You might have multiple conflicts in the same file. The idea is the same. What's between <<<HEAD and ==== is your change, what's between === and the hash is what's currently on that branch. Decide which change is the correct one, commit your decision, and push your branch again.

To reduce the risk of conflicts, pull from master often, and especially pull every time you start a new branch – this way, you make sure you start from the latest version of the master branch.

Entire flow recaped

# identify yourself
git config --global user.name "Your full name"
git config --global user.email "your@email.com"

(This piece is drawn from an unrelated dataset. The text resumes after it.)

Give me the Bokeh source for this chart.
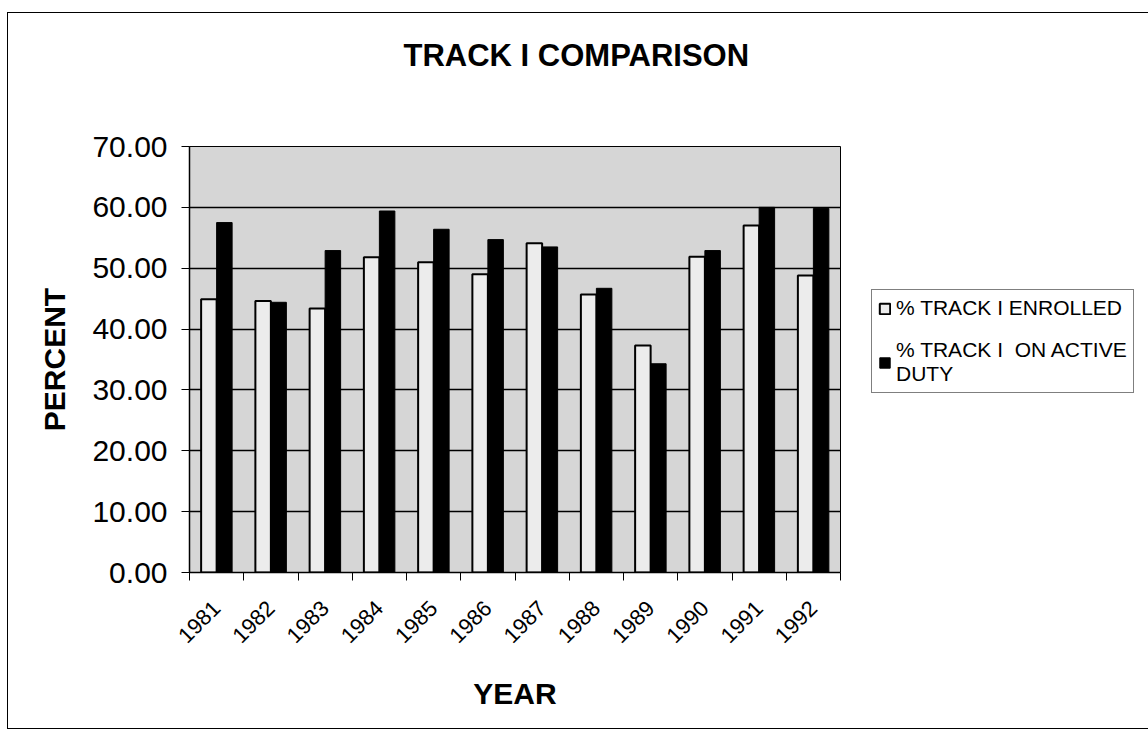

# go to your project's root directory
cd /the/exact/path/of/my/project

# initialize a new project and add the remote
git init
git remote add origin https://url-got-from-git-hosting.git

# or clone an existing repository
git clone https://url-got-from-git-hosting.git .

# pull from master
git pull origin master

# checkout to a new branch
git checkout -b my-branch

# make changes, stage the files, and then commit them
git add .
git commit -m "My changes"

# push your branch
git push origin my-branch

# create a merge request, discuss your changes
# fix conflicts if any
git pull origin master

# open the conflicting files in your editor.
# decide what changes are the correct ones.
# stage the files and create a new commit.
# push your branch again.
git add .
git commit -am "Fixes merge conflicts"
git push origin my-branch

# once your branch is merged, checkout to master, pull changes, and start a new branch
git checkout master
git pull origin master
git checkout -b my-new-branch

# rinse and repeat from the top.

As I said at the beginning of this post, git is quite large and complicated. There are numerous different ways of doing what we just learned. There are also many other concepts and commands we haven't covered: releasing versions, cherry-picking, resets, squashing, to name a few.

This been said, I'm confident this post will be good enough for someone who is new to git and needs to learn the basics of it. I hope it helped you.